# [WHAT YOU WILL DO]
Print exactly, please, the lines from the top of the entries below up to and including the line with "from bokeh.resources import INLINE", and nothing else; pictures are excluded.

Rows from a dataset of charts and code
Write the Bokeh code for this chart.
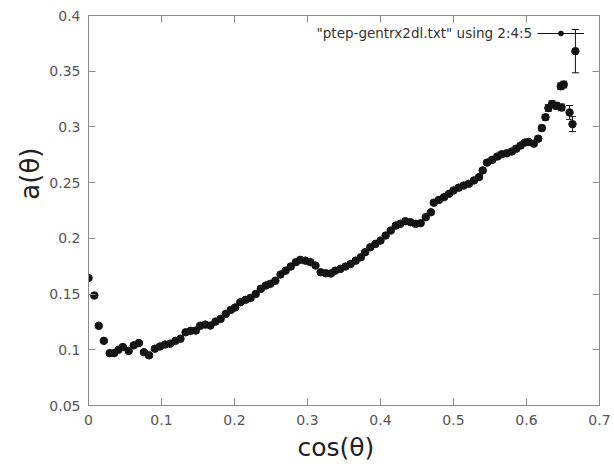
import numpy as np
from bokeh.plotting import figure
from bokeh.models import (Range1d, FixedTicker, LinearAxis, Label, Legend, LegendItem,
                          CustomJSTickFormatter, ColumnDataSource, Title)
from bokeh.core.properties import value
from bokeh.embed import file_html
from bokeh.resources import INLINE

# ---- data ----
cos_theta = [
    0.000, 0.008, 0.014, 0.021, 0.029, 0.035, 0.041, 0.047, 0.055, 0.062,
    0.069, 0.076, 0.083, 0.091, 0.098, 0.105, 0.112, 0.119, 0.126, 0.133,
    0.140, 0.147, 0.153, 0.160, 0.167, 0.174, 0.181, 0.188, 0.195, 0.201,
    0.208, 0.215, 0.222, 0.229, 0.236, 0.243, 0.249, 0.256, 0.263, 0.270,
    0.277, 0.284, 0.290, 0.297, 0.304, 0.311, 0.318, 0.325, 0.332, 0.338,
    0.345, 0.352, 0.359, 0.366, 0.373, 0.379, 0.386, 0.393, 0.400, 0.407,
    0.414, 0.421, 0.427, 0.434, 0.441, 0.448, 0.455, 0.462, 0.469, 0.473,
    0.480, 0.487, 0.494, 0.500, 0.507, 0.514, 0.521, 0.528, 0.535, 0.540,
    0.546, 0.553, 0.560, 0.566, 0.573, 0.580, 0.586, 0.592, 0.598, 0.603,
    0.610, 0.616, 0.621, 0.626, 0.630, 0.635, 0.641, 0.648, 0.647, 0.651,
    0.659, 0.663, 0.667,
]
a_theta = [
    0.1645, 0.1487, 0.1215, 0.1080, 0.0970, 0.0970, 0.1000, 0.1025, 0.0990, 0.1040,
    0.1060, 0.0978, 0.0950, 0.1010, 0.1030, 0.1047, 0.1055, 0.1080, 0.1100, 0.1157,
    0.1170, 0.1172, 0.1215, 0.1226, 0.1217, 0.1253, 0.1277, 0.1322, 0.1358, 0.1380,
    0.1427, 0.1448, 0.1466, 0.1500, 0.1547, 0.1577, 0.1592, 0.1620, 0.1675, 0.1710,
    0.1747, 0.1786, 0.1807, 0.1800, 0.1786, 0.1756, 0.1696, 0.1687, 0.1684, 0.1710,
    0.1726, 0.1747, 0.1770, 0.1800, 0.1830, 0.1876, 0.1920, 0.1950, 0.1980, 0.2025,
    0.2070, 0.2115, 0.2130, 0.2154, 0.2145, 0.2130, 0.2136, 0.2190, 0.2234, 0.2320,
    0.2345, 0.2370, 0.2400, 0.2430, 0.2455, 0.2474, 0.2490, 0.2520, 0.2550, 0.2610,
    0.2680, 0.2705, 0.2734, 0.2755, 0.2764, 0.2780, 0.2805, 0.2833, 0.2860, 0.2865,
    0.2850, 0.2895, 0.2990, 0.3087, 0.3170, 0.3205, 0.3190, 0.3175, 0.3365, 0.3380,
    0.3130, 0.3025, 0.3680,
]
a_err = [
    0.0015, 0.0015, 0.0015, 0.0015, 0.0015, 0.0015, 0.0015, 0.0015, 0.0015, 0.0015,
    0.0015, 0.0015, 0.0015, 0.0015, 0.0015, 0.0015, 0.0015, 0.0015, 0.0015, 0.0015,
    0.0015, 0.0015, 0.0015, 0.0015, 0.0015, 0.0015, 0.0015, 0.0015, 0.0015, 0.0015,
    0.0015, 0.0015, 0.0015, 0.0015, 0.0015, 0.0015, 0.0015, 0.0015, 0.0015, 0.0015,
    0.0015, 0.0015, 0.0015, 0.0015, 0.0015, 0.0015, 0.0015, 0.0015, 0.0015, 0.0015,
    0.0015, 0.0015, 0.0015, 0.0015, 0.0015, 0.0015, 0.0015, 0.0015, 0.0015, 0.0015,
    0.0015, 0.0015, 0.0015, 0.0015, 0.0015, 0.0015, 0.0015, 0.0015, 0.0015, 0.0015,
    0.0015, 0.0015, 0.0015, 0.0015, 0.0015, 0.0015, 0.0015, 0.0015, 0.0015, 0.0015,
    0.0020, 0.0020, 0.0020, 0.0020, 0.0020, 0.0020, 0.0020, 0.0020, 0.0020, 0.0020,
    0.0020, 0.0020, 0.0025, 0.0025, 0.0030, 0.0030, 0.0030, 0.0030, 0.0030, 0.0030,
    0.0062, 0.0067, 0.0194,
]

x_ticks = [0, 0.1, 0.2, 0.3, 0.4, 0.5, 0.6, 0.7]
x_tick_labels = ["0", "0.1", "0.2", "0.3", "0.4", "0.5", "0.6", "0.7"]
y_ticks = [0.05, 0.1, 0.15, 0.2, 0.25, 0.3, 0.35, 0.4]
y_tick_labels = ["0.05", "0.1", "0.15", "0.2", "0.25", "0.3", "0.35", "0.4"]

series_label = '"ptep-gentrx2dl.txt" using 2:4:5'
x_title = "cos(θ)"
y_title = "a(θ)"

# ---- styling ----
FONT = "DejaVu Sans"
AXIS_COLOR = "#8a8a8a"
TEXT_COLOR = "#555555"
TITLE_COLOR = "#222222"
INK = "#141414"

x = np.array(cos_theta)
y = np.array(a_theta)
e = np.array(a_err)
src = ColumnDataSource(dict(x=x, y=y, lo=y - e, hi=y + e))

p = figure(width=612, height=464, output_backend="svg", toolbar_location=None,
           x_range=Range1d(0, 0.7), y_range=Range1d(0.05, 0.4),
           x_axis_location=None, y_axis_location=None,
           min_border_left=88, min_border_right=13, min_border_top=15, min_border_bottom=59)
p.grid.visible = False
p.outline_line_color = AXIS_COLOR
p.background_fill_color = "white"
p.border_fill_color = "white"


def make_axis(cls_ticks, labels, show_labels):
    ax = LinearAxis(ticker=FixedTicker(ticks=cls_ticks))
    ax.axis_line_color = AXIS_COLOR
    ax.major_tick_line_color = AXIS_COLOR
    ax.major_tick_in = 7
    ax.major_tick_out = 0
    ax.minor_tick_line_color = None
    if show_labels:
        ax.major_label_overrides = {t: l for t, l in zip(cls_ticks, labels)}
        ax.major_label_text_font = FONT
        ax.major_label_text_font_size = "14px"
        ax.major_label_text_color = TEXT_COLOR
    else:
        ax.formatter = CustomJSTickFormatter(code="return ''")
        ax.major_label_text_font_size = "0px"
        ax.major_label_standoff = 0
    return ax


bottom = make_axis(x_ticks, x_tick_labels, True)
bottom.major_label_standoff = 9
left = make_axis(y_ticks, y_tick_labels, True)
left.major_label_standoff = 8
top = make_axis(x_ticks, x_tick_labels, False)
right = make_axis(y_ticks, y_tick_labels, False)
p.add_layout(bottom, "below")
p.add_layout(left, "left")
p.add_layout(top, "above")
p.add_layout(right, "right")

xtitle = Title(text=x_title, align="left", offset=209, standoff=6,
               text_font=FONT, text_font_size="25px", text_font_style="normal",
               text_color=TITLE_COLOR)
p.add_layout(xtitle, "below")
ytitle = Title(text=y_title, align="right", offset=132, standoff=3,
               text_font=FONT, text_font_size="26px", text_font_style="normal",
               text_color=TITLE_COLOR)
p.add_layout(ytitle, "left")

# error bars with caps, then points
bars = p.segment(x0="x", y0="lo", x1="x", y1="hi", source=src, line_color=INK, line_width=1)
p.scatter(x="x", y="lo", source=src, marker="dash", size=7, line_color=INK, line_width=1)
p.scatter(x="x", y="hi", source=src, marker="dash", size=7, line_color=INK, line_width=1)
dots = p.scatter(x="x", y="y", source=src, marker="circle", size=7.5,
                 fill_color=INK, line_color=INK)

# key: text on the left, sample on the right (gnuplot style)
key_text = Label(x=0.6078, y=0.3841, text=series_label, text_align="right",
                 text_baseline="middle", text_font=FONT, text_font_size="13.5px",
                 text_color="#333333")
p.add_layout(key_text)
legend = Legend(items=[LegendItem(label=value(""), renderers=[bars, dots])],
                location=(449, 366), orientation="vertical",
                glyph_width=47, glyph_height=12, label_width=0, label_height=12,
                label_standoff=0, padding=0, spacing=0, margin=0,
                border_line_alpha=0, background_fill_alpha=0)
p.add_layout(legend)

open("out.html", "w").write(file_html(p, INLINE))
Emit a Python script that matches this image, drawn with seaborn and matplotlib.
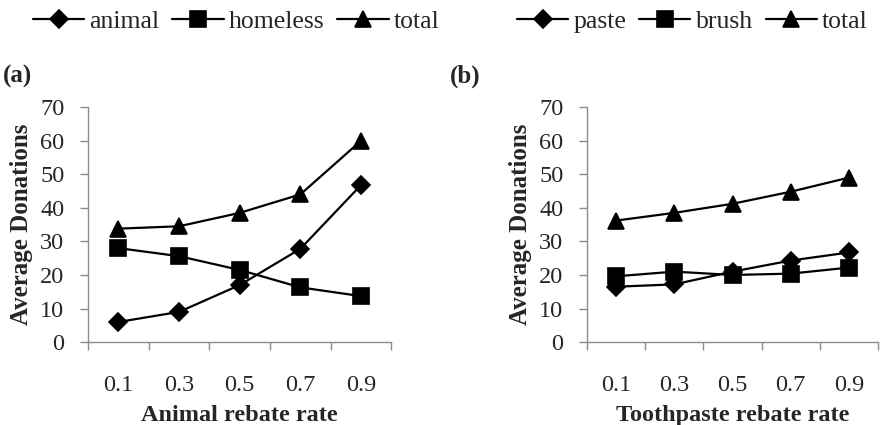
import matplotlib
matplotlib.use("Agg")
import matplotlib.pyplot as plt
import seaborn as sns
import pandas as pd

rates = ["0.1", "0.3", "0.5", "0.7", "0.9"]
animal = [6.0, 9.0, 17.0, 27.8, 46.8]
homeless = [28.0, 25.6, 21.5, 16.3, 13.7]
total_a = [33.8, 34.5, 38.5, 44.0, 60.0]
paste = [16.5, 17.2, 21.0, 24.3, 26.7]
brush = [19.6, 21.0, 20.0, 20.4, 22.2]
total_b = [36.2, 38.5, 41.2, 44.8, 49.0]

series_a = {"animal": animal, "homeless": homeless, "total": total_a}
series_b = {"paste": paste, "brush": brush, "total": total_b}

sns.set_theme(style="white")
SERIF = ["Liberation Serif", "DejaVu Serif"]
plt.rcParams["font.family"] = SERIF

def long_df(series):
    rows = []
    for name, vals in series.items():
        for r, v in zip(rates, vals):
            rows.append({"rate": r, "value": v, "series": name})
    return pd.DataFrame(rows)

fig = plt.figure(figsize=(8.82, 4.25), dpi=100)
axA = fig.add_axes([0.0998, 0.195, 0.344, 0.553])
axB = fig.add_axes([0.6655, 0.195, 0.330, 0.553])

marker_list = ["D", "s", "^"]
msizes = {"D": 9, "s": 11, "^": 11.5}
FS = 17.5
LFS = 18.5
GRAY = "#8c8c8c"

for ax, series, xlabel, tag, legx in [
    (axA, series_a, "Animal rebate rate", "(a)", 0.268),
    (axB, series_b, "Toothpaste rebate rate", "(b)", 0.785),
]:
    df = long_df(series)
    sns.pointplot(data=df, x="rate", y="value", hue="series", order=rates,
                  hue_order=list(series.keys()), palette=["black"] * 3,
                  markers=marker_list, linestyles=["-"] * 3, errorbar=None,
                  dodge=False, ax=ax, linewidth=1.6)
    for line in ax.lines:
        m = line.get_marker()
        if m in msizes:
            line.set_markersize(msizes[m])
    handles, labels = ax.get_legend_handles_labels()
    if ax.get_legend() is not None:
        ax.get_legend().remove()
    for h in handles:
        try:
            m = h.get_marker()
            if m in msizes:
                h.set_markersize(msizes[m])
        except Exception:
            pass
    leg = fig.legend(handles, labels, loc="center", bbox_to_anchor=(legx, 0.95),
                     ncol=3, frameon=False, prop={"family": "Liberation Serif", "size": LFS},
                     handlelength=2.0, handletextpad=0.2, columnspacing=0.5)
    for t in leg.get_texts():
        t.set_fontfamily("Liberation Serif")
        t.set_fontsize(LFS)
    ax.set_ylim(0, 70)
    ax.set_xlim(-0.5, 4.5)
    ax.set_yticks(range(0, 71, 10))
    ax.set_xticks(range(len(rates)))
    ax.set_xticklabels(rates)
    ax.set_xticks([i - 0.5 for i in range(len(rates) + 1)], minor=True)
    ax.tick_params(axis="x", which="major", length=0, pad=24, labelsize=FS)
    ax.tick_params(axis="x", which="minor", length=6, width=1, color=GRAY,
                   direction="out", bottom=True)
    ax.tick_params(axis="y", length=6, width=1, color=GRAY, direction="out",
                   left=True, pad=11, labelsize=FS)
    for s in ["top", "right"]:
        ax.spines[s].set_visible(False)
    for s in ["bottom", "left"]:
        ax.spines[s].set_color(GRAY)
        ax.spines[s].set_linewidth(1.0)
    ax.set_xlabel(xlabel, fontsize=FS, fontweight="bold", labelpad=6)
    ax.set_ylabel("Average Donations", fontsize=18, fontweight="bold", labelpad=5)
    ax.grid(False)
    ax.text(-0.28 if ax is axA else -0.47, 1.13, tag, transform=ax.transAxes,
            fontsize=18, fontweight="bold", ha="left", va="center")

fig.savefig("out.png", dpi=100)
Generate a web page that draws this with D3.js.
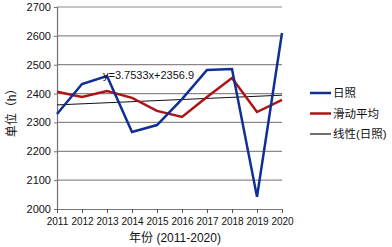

# [ANSWER TO THE TASK]
Write the Bokeh code for this chart.
import numpy as np
from bokeh.plotting import figure
from bokeh.models import (Range1d, FixedTicker, LinearAxis, Label, Legend, LegendItem,
                          CustomJSTickFormatter, ColumnDataSource, Title)
from bokeh.core.properties import value
from bokeh.embed import file_html
from bokeh.resources import INLINE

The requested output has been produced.